11-05-2018, 04:03 PM
(11-05-2018, 02:27 PM)Spokes Wrote: I keep coming back to the Ottawa Laurier Ave pilot project in my head. All they did was put down the concrete parking barriers that they use at the end of parking spots over top of the painted on bike lakes. Instant segregated bike lanes. And they saw a massive increase in number of cyclists, and an increase of the confidence and feeling of safety by those cyclists.
I sound like a broken record because I keep bringing this up, but it's so simple, fairly cheap. Why not try it the way Ottawa did. If it doesn't work, you just stop it. But it will.
Yep. There's good, better, best. What we don't have in the King St pilot is even "good". If they put bollards at the ends of the lanes that would help a bit (people often park beyond the end of the parking and into the bike lane).
I'd say that concrete parking barriers would be "better" and maybe "best"; they're designed to redirect cars off of them. A median might look better but could be less effective than the Jersey barrier.

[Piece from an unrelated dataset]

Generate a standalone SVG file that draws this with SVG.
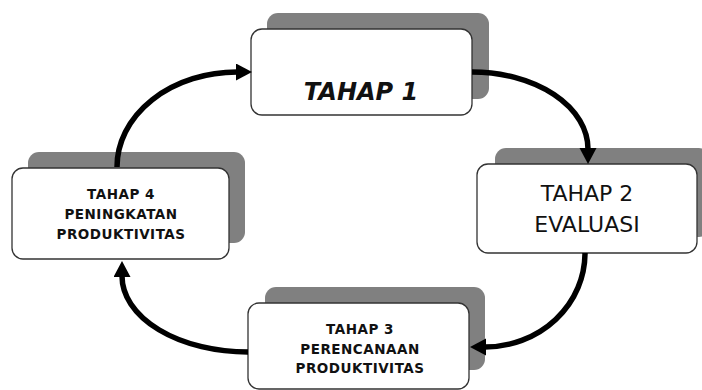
<svg xmlns="http://www.w3.org/2000/svg" width="702" height="390" viewBox="0 0 702 390">
<style>
.shadow{fill:#808080}
.box{fill:#fff;stroke:#333;stroke-width:1.3}
.t{font-family:"DejaVu Sans",Verdana,sans-serif;fill:#111;text-anchor:middle}
.small{font-size:13.5px;font-weight:bold;letter-spacing:0.5px}
.conn{fill:none;stroke:#000;stroke-width:5.5}
</style>
<defs>
<marker id="ah" markerUnits="userSpaceOnUse" markerWidth="20" markerHeight="20" refX="1" refY="8.5" orient="auto">
<polygon points="0,0 16,8.5 0,17" fill="#000"/>
</marker>
</defs>
<rect width="702" height="390" fill="#fff"/>
<g id="tahap1">
<rect class="shadow" x="267" y="13" width="222" height="86" rx="11"/>
<rect class="box" x="251" y="29" width="221" height="86" rx="11"/>
<text class="t" x="361" y="100" font-size="24" font-weight="bold" font-style="italic">TAHAP 1</text>
</g>
<g id="tahap2">
<rect class="shadow" x="495" y="148" width="215" height="89" rx="11"/>
<rect class="box" x="477" y="164" width="220" height="89" rx="11"/>
<text class="t" x="587" y="201" font-size="22">TAHAP 2</text>
<text class="t" x="587" y="232" font-size="22">EVALUASI</text>
</g>
<g id="tahap3">
<rect class="shadow" x="265" y="287" width="220" height="83" rx="11"/>
<rect class="box" x="248" y="303" width="221" height="86" rx="11"/>
<text class="t small" x="360" y="334">TAHAP 3</text>
<text class="t small" x="360" y="354">PERENCANAAN</text>
<text class="t small" x="360" y="373">PRODUKTIVITAS</text>
</g>
<g id="tahap4">
<rect class="shadow" x="28" y="152" width="217" height="91" rx="11"/>
<rect class="box" x="12" y="168" width="217" height="91" rx="11"/>
<text class="t small" x="121" y="199">TAHAP 4</text>
<text class="t small" x="121" y="219">PENINGKATAN</text>
<text class="t small" x="121" y="239">PRODUKTIVITAS</text>
</g>
<g id="connectors">
<path class="conn" d="M117,167 A120,95 0 0 1 237,72" marker-end="url(#ah)"/>
<path class="conn" d="M472,72 A116,77 0 0 1 588,149" marker-end="url(#ah)"/>
<path class="conn" d="M585,253 A100,94 0 0 1 485,347" marker-end="url(#ah)"/>
<path class="conn" d="M248,352 A126,76 0 0 1 122,276" marker-end="url(#ah)"/>
</g>
</svg>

I am just coming back from Montreal where I was on bike paths that I used to ride 20 years ago and ones that have only been there for 5 years. Some of the old ones now have just the crowd control barriers plus a row of parked cars; I don't remember what they were like back in the day. Also those paths are parallel to major arteries. Certainly those parts of the bike path network worked well for me on the weekend.